Elia Mazzolini: «Nell'hockey non vedevo troppo futuro. Ho ricevuto un'offerta alla quale non ho voluto rinunciare».
AMBRÌ - Elia Mazzolini ha deciso di appendere i pattini al chiodo a soli 25 anni, dopo cinque stagioni da professionista.
In questo periodo il ticinese si è diviso fra Ambrì e Ticino Rockets, dove ha disputato rispettivamente 131 partite di National League (7 punti) e 118 fra i cadetti (25 punti). «Non è stata una decisione semplice», ha analizzato proprio Mazzolini. «Adoro l'hockey e ha sempre fatto parte della mia vita, ma ho scelto di dare la priorità al mio futuro. Ho infatti ricevuto un'offerta di lavoro a tempo pieno molto allettante, alla quale non ho voluto rinunciare».
Il 25enne è un dipendente della “Drytech” di Bedano, con cui ha collaborato part-time già durante i quattro anni in Leventina. Quest'azienda si occupa dell’impermeabilizzazione di costruzioni in falda, sotterranei e strutture a contatto con l’acqua. «Ho sempre preferito tenere una strada alternativa aperta e quando ero ad Ambrì lavoravo parallelamente come polimeccanico. Terminato l'allenamento mattutino con i biancoblù iniziava infatti una seconda vita per me, così come quando finiva la stagione. I miei compagni andavano in vacanza un mese, mentre io lavoravo al 100% fino a quando ripartiva il campionato. Una situazione diventata abbastanza pesante e difficile da gestire».
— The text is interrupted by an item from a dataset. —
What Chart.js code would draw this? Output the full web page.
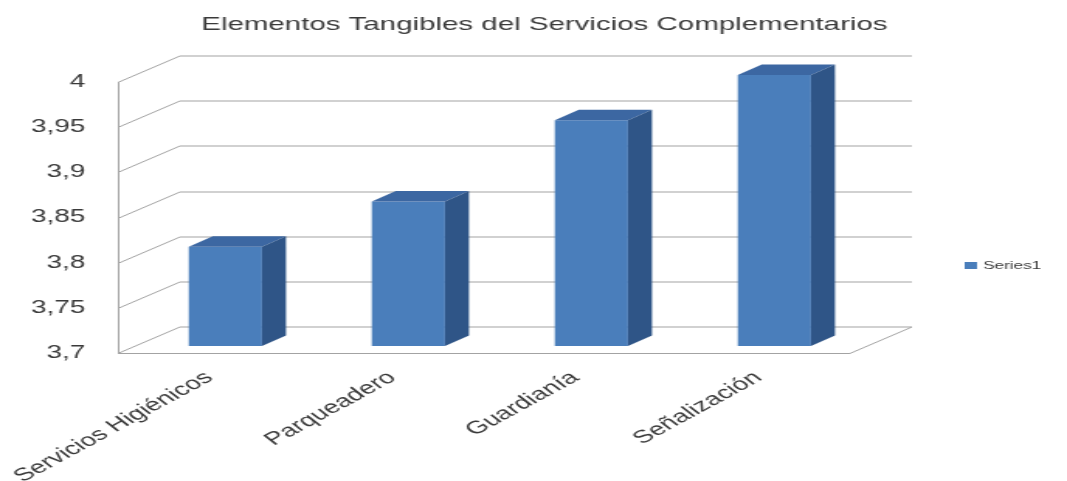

Sei stato coraggioso, hai solo 25 anni... «La scelta era se continuare a scommettere sulla mia passione senza avere certezze oppure cogliere al volo una buona opportunità professionale e pensare a lungo termine. Onestamente non sono mai stato quel tipo di giocatore che poteva permettersi grandi ambizioni economiche, non ho mai avuto molto mercato. Avessi avuto davanti un progetto solido e che mi avrebbe permesso di vivere di rendita per dieci anni, il discorso sarebbe stato diverso. In sostanza nell'hockey non vedevo troppo futuro e anche ad Ambrì non sapevo mai se sarei sceso sul ghiaccio».
Cresciuto nel vivaio del Lugano, Mazzolini ha vinto nel 2016 il campionato di Prima Lega con il Biasca di Cereda. La stagione successiva la squadra – diventata nel frattempo Ticino Rockets – ha disputato la Swiss League. Sia per il coach sia per l'attaccante è iniziata la scalata verso la massima serie. «Cereda è stato fondamentale per la mia carriera, sia come persona sia come allenatore, e senza di lui non avrei mai giocato in National League. Gli sono riconoscente. Conosceva molto bene le mie caratteristiche e sapeva cosa potevo portare all'Ambrì. Ero uno dei suoi uomini e ho sempre svolto i compiti che mi chiedeva. Nel gruppo avevo un ruolo specifico e l'ho sempre accettato di buon grado, anche se non era sempre gratificante».
Qual è il giocatore più forte con cui hai giocato? «Senza ombra di dubbio Dominik Kubalik. Un vero campione, completo e umile. Lo reputo il giocatore tipo. Il miglior ricordo? Ho vissuto delle emozioni incredibili e mi sono divertito molto. Se ripenso ai derby, alla Coppa Spengler o alle sfide con Merzlikins: tante piccole situazioni che mi hanno aiutato a crescere come uomo».